Perhaps, well into 2021, we’ll have to hold two different rankings in our heads—those as detailed on the WTA computer, and a more informal, up-to-the-minute Top 10 based on more recent performances and results. No question, this could get complicated, but hopefully, by sometime next year, players will have had the chance to play at many events and we’ll have some indication of where things stand.
But as far as the WTA goes, I hope that even amid such hard times that the tour takes steps to further promote and give fans the chance to get to know this remarkable set of players.
Good points about the immediate future of the WTA. The two weeks in New York during the US Open, and now these two weeks in Paris, briefly made me forget about what the pandemic has done to the sport, and what it will likely continue to do next year. The tours calendar is a cratered landscape right now, and no one knows what it will look like in 2021. But that’s where sports really do come in: Watching Swiatek over the last two weeks erased all of that uncertainty about the future from my mind.
And what about Swiatek’s own future? As she was powering winners into the corners today, I thought about the many other players, some legends, some not, who have made their Slam breakthroughs in Paris in the past, from Borg and Evert in the 1970s;, to Graf, Seles and Sanchez Vicario in the 1980s and 90s; to Nadal and Ostapenko and others more recently. I couldn’t help but wonder: In Swiatek, are we seeing the rise of an enduring champion like Evert or Seles, or more of a hit-and-miss player like Ostapenko?

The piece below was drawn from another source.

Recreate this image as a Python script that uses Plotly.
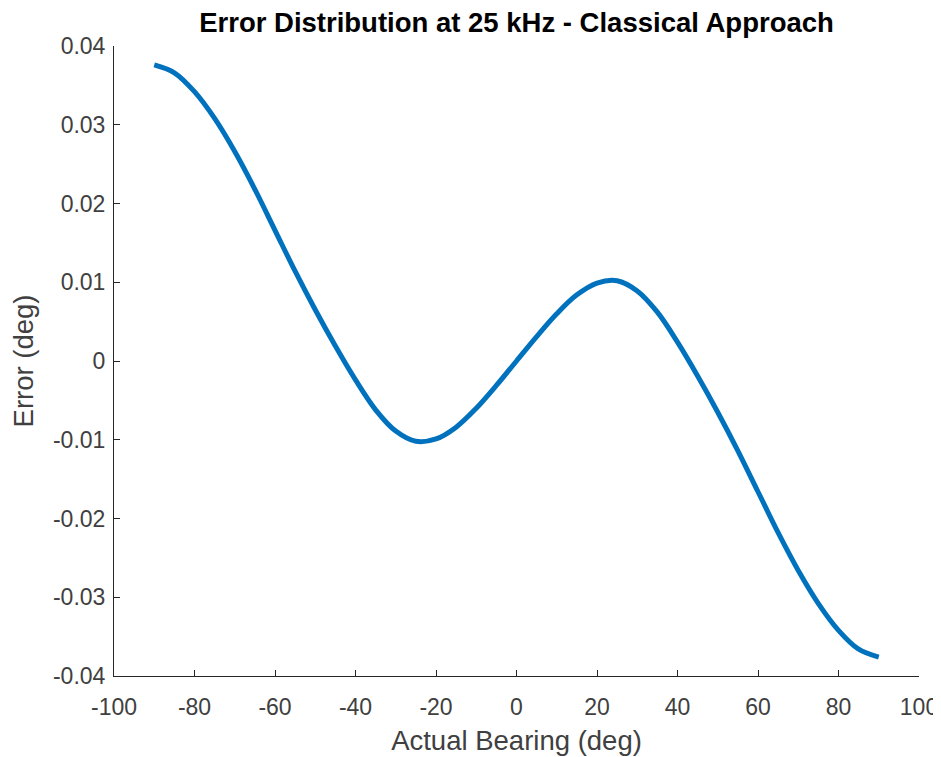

The consistently dominant way in which Swiatek won this event makes me think she’s someone who will win five or more majors. But anyone who remembers her blitz loss to Simona Halep in Paris last year also knows that Iga can go off the rails on a bad day. Swiatek reminds me, personality-wise, of Osaka, and maybe she’ll be a champion in the Osaka vein. Not as thoroughly dominant as, say, Graf (who is?), but someone who will win big events at a steady pace, and always be in the conversation.
Most important, Swiatek will be someone very much worth watching as she matures and evolves as a person. The potential in her personality is as obvious as her potential as a player.